Attention in the deregulation fight within the NCAA has been focused on recruiting rules. And rightly so. Recruiting is the lifeblood of a program and a necessary evil in the minds of most coaches. They would rather be doing other things, but they have to recruit. So any change that might require them to recruit more, changes their pet recruiting tricks, or makes recruiting more burdensome or tedious draws widespread opposition.
But another proposal has quietly slipped through while all the attention is focused elsewhere. It represents a significant change, and drew override requests almost immediately. But it was not until a few days ago when an NCAA Q&A demonstrated just how far the proposal might go.
The proposal is RWG–16–3, and here is its intent:
To specify that an institution, conference or the NCAA may finance other academic support, career counseling or personal development services that support the success of student-athletes.
In the bylaw changes, the proposal adds conferences and the NCAA to the groups that can finance these services; broadens the allowable services beyond those with an academic focus; and removes the following specific limitations.
- Use of computers now does not need to be on a check-out and retrieval basis.
- Use of copiers, printers, fax machines, and phones does not need to have an academic purpose.
- Athletes can receive course supplies beyond those required of all students in a course.
- The athletic department can now pay for optional field trips.
- Electronic and well as nonelectronic planners can be distributed to athletes.
It is easy to see how the changes impact academic support. In the richest athletic departments, athletes will receive iPads and/or laptops to use during their entire career. All course supplies and services will be available free of charge. And athletic departments have greater discretion to provide optional materials and experiences to athletes. The academic arms race, already underway, will heat up a degree.
But Proposal 16–3 goes further. Career counseling opens up another world of possibilities. Resume workshops and career fairs are already common. But athletic departments may now be able to pay for athlete’s interview, buy interview clothing for athletes, or pay for them to attend any conference or event related to a potential career they might seek.
It is also easy to see how this gets twisted beyond career counseling. A basketball team could justify a private tour of an arena, meeting a professional team, and sitting in the owner’s suite for a game if the players are exploring a career in sports marketing. Between this proposal and Proposal RWG–16–5, which allows more entertainment activities for student-athletes, a lot of previously questionable and clearly impermissible activities will now be allowed.
Career counseling is not even the end of it. Proposal 16–3 also allows for services that enhance “personal development”. That could be almost anything, like health and wellness education, psychological counseling, budgeting and finance workshops, media training, or “enrichment activities”. For instance, could maid service for athletes be considered a part of personal development since it helps athletes live in a calmer, cleaner, more organized environment?

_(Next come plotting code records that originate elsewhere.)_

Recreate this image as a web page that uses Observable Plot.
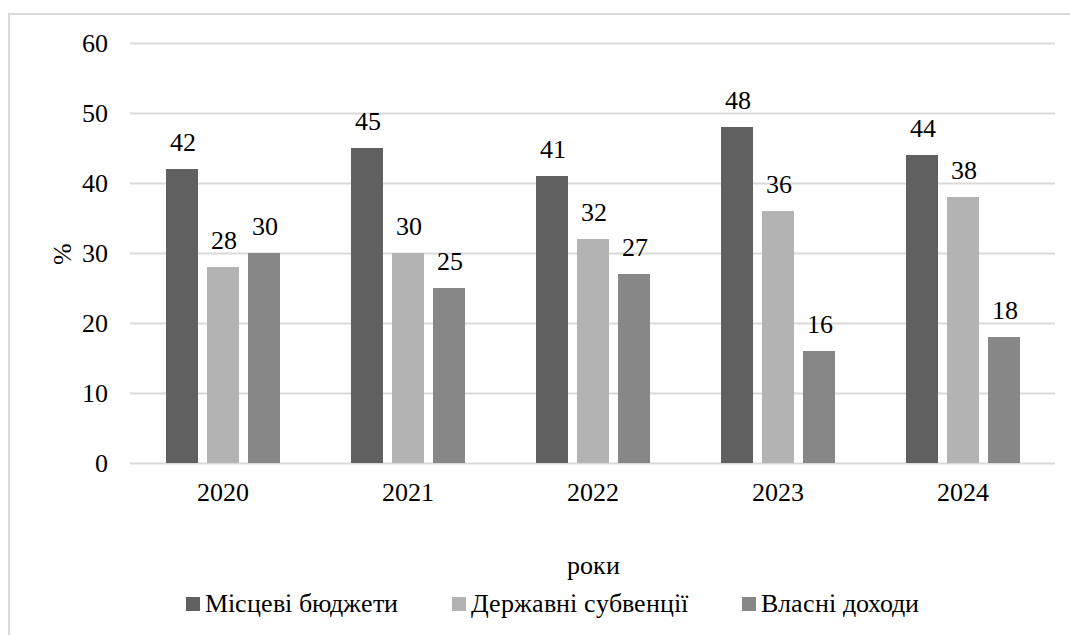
<!DOCTYPE html>
<html>
<head>
<meta charset="utf-8">
<script src="https://cdn.jsdelivr.net/npm/d3@7"></script>
<script src="https://cdn.jsdelivr.net/npm/@observablehq/plot@0.6"></script>
<style>
  @font-face { font-family: "RefSerif"; src: local("Liberation Serif"), local("LiberationSerif"), local("Tinos"); }
  html, body { margin: 0; padding: 0; background: #fff; }
  #wrap { position: relative; width: 1070px; height: 635px; overflow: hidden; font-family: "RefSerif"; }
  #frame { position: absolute; left: 8px; top: 13px; width: 1100px; height: 700px; border: 2px solid #d9d9d9; box-sizing: border-box; }
  #chart { position: absolute; left: 0; top: 0; }
  #legend { position: absolute; left: 0; width: 1104px; top: 589px; display: flex; justify-content: center; gap: 54px; font-size: 26px; color: #000; font-family: "RefSerif"; }
  .item { display: flex; align-items: center; }
  .sw { width: 14px; height: 14px; margin-right: 5px; }
</style>
</head>
<body>
<div id="wrap">
  <div id="frame"></div>
  <div id="chart"></div>
  <div id="legend"></div>
</div>
<script>
const years = ["2020", "2021", "2022", "2023", "2024"];
const seriesNames = ["Місцеві бюджети", "Державні субвенції", "Власні доходи"];
const localBudgets = [42, 45, 41, 48, 44];
const stateSubventions = [28, 30, 32, 36, 38];
const ownRevenues = [30, 25, 27, 16, 18];
const seriesColors = ["#606060", "#b3b3b3", "#878787"];
const yTicks = [0, 10, 20, 30, 40, 50, 60];

const seriesValues = [localBudgets, stateSubventions, ownRevenues];
const data = [];
years.forEach((yr, i) => {
  seriesNames.forEach((s, j) => {
    data.push({year: yr, series: s, value: seriesValues[j][i]});
  });
});

const font = "RefSerif";
const fs = 26;

const chart = Plot.plot({
  width: 1070,
  height: 580,
  marginLeft: 130,
  marginRight: 15,
  marginTop: 43,
  marginBottom: 117,
  style: {fontFamily: font, fontSize: fs + "px", color: "#000", background: "transparent"},
  fx: {domain: years, padding: 0, label: null},
  x: {domain: seriesNames, paddingInner: 0.22, paddingOuter: 0.866, axis: null},
  y: {domain: [0, 60], label: null},
  color: {domain: seriesNames, range: seriesColors},
  marks: [
    Plot.gridY(yTicks, {stroke: "#d9d9d9", strokeOpacity: 1, strokeWidth: 2}),
    Plot.barY(data, {fx: "year", x: "series", y: "value", fill: "series"}),
    Plot.text(data, {fx: "year", x: "series", y: "value", text: d => String(d.value), dy: -27, fontSize: fs, fontFamily: font, fill: "#000"}),
    Plot.axisY(yTicks, {tickSize: 0, tickPadding: 23, label: "%", labelAnchor: "center", labelArrow: "none", labelOffset: 78, fontSize: fs, fontFamily: font}),
    Plot.axisFx({anchor: "bottom", tickSize: 0, tickPadding: 19, label: "роки", labelAnchor: "center", labelArrow: "none", labelOffset: 110, fontSize: fs, fontFamily: font})
  ]
});
document.getElementById("chart").appendChild(chart);

const legend = document.getElementById("legend");
seriesNames.forEach((s, i) => {
  const item = document.createElement("div");
  item.className = "item";
  const sw = document.createElement("span");
  sw.className = "sw";
  sw.style.background = seriesColors[i];
  const t = document.createElement("span");
  t.textContent = s;
  item.appendChild(sw);
  item.appendChild(t);
  legend.appendChild(item);
});
</script>
</body>
</html>
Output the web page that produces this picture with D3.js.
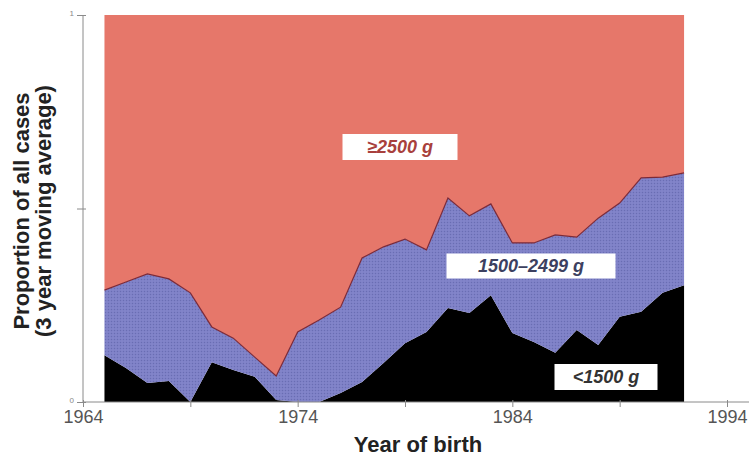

Goods as well as services will be part of pushing this new envelope. The NCAA’s Q&A on the proposal expressly allows laptops and tablets, but iPhones with cell phone service could be justifiable. Having a smartphone makes staying in touch with tutors and professors easier, are widely used in many careers, and help the athlete build and maintain stronger personal relationships with those around them. If an athlete has an internship across town, allowing them to use athletic department vehicles is both an academic and career service (although transportation or parking for class is prohibited).
You can already stretch this proposal way out of proportion, but the NCAA went even further in the Q&A:
* Question No. 5:* May personal development services include athletic development?
Answer: Generally, if an institution is involved in providing athletic development services, including any expenses related to such development, to a student-athlete (e.g., providing related expenses), such activities may only occur season or as part of out-of-season conditioning or skill instruction. In either case, such activities must be counted toward the applicable limits on countable athletically related activities.
The answer here does not really address the question. It does however assume that paying for “athletic development services” are permissible. It is anyone’s guess as to what those are. The NCAA still has a prohibition on the use of outside consultants. So it is unlikely that a school could get away with bringing in specialty coaches to work on skill instruction with athletes who have eligibility remaining.
But strength and conditioning work might be another story. And preparing athletes for a draft or outside competition might be OK as well. Yoga and flexibility training as well as speed work will be the first place this proposal is tested. To get around the outside consultants ban, schools had to hire full-time instructors in these disciplines. The question now is whether a school can justify these expenses as “athletic development services” rather than just having someone else show up for a workout instead of a normal coaching staff.
Proposal 16–3 has good intentions but like many of the proposals in this round of deregulation it suffers from vagueness. It also highlights the danger of focusing on the physical size of the NCAA Manual as the test of whether college sports is over- or under-regulated. Proposal 16–3 results in a net removal of about 175 words from the Manual. But if it ends up adding 20 interpretations totaling thousands of words to the LSDBi database, then the result is an equally confusing regulation that is equally difficult to monitor, but is less accessible and under less membership control.